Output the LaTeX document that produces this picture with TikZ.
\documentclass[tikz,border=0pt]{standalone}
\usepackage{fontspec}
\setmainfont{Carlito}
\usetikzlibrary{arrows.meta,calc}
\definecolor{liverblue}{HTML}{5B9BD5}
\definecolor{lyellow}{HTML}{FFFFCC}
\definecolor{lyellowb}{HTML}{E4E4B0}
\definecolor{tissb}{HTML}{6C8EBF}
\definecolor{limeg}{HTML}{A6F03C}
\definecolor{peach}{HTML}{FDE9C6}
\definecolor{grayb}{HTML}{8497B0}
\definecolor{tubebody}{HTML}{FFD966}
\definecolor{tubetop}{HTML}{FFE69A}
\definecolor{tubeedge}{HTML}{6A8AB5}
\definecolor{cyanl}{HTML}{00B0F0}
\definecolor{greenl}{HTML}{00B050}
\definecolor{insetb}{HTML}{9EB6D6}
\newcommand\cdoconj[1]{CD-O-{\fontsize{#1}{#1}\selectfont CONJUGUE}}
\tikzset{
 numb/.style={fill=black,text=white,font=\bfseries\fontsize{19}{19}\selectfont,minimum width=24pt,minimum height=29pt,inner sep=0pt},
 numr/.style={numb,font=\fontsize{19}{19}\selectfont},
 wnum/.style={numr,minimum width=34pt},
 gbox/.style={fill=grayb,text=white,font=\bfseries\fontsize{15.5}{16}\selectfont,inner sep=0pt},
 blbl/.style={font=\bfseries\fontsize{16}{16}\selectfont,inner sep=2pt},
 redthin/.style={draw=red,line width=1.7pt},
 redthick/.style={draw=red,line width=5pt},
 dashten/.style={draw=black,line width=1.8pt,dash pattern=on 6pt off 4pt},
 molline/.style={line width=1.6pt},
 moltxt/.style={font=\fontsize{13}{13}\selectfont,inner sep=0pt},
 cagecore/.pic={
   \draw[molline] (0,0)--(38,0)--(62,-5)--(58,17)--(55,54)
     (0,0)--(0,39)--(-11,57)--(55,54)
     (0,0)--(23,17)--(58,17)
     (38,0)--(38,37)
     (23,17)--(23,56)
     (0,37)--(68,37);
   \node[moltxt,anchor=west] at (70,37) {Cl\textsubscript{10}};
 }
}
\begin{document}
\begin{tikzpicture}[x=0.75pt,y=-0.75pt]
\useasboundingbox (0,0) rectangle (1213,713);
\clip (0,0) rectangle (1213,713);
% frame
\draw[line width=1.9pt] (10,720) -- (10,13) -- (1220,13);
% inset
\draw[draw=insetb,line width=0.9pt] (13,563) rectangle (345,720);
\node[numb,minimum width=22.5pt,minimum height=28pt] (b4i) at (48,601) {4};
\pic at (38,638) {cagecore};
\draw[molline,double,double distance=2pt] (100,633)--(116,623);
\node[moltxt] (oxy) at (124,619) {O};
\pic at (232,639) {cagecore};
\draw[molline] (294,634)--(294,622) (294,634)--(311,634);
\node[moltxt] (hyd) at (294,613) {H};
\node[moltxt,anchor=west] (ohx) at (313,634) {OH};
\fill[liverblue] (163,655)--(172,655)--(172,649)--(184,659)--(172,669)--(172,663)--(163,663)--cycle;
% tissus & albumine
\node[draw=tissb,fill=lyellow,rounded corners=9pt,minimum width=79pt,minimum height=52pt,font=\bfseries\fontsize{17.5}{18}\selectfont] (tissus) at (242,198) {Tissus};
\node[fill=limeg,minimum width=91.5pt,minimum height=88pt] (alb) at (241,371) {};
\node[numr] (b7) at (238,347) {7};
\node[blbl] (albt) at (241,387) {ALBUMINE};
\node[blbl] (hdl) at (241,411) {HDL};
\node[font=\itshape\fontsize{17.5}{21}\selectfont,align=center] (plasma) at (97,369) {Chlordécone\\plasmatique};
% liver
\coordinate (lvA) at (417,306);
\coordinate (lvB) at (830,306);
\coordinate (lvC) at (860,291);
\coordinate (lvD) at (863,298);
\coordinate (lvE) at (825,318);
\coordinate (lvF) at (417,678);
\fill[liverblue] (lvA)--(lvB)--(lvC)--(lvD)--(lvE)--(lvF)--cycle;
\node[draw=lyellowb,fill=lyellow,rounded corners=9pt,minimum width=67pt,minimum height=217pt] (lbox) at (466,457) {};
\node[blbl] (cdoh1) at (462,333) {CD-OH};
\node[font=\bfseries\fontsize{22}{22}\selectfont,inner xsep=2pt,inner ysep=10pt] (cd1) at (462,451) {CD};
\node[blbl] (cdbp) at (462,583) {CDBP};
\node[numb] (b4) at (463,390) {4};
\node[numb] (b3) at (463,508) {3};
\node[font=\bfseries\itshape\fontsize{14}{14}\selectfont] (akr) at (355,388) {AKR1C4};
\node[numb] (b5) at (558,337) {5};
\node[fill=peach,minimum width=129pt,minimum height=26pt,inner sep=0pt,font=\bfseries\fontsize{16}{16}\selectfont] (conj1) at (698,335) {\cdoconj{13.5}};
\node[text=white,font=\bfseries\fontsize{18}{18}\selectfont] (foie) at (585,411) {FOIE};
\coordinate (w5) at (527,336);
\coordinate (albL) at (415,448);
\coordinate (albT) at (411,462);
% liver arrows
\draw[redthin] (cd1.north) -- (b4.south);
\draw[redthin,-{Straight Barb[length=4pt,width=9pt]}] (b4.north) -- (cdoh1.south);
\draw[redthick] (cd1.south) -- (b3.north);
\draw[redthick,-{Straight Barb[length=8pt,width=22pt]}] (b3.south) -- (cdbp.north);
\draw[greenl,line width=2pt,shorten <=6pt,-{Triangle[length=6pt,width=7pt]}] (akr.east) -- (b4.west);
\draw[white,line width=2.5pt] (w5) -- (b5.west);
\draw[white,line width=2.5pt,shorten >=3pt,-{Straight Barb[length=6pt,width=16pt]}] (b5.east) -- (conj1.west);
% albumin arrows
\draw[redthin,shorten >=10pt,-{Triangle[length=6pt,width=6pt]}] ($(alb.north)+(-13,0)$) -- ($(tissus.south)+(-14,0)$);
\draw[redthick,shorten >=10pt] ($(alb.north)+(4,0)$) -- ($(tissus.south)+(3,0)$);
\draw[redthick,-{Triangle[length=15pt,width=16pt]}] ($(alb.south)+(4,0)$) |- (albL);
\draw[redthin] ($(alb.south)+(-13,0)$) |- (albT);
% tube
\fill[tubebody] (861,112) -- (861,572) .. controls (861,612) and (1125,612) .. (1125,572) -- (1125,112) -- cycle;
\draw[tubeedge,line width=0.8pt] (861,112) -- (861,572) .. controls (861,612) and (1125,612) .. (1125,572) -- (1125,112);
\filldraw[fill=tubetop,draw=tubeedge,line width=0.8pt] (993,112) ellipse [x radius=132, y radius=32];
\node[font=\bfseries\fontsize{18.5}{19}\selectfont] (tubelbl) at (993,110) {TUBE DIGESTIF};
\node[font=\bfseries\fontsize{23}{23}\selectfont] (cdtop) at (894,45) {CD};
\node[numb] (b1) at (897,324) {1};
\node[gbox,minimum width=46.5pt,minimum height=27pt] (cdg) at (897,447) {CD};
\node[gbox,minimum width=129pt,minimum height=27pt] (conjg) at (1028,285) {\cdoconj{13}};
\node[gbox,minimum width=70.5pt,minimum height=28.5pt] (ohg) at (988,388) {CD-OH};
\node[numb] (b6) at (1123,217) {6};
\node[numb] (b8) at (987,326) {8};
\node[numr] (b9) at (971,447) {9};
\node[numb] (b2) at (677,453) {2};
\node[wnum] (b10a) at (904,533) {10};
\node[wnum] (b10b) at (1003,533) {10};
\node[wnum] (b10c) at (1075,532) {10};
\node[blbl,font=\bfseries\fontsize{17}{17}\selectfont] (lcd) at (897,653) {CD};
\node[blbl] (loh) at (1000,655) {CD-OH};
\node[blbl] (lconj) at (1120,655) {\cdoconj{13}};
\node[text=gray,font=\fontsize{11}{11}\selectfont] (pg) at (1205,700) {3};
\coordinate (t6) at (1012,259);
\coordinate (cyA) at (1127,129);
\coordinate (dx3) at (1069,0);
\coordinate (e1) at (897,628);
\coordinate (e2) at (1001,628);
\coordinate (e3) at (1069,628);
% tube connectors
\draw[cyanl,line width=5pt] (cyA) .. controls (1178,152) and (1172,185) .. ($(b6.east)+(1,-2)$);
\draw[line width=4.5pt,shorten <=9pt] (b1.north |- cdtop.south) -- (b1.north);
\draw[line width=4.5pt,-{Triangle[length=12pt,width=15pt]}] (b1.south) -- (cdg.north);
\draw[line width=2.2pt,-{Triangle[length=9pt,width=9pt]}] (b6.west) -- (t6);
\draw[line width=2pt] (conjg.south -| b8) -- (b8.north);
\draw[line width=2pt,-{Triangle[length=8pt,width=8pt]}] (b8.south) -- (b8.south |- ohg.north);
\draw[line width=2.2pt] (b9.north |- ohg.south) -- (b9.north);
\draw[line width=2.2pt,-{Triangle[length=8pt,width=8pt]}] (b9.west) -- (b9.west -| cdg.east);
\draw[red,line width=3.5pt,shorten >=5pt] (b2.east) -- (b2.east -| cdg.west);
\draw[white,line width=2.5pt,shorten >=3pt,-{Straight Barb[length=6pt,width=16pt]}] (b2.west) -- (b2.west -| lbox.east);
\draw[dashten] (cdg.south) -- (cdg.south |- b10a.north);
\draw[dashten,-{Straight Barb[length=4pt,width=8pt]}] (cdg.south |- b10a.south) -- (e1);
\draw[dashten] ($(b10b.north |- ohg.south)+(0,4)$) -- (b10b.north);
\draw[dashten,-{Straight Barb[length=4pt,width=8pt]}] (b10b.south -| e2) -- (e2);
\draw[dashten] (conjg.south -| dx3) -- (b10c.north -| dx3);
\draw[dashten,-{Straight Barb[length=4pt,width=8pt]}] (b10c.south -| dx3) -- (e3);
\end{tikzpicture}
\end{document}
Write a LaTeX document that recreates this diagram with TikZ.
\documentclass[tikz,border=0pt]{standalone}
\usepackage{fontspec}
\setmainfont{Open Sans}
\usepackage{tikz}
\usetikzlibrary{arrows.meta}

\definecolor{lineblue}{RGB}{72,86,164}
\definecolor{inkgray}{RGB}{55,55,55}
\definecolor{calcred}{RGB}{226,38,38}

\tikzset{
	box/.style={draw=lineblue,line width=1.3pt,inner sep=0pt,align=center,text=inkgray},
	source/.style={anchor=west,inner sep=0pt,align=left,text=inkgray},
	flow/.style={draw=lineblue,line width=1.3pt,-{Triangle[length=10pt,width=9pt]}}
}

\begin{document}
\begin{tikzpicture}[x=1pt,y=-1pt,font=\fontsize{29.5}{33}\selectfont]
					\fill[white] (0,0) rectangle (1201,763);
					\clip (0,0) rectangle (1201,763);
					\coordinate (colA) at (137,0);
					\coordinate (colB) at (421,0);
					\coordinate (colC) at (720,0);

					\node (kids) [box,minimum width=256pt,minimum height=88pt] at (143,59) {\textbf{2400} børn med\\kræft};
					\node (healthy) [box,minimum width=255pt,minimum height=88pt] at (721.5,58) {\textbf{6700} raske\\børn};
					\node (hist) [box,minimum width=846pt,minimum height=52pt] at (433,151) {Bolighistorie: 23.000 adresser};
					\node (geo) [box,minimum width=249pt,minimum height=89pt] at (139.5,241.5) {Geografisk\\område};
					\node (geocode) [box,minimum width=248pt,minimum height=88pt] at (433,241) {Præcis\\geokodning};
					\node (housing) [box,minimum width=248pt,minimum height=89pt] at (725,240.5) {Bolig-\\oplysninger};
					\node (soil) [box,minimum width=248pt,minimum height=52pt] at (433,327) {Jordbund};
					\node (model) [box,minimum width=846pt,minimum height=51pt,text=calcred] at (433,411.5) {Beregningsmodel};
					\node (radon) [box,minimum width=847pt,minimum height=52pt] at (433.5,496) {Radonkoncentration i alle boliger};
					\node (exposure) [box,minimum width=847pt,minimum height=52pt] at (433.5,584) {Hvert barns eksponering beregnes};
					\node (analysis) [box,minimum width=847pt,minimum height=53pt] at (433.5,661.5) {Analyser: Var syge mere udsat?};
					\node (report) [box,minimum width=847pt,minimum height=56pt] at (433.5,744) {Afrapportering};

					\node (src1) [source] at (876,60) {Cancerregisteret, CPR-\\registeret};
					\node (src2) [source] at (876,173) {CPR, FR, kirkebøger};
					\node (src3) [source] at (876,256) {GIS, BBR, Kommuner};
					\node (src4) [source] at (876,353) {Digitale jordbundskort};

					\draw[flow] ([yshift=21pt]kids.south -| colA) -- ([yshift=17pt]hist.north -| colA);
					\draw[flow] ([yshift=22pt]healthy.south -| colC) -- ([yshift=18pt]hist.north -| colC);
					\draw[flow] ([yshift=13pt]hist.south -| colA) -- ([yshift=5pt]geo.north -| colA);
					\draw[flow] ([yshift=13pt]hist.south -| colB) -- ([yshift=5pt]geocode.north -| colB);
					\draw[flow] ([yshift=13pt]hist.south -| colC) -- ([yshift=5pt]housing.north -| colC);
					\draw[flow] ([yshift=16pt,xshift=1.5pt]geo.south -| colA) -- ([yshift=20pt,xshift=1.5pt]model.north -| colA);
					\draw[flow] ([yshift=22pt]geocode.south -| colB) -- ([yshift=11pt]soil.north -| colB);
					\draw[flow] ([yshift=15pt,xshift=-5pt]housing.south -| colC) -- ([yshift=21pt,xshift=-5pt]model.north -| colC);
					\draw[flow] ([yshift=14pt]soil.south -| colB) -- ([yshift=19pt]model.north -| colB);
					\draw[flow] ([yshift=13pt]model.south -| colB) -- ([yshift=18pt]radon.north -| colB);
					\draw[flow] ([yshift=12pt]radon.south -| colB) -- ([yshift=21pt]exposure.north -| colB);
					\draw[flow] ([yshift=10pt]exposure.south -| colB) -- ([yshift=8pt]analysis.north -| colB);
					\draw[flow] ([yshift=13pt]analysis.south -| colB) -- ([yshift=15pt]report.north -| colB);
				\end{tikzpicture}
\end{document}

____________

● **WHAT THE TASK REQUIRES**
List every line above that contains the word "with".

● **RESULT OF THIS EXERCISE**
Output the LaTeX document that produces this picture with TikZ.
Write a LaTeX document that recreates this diagram with TikZ.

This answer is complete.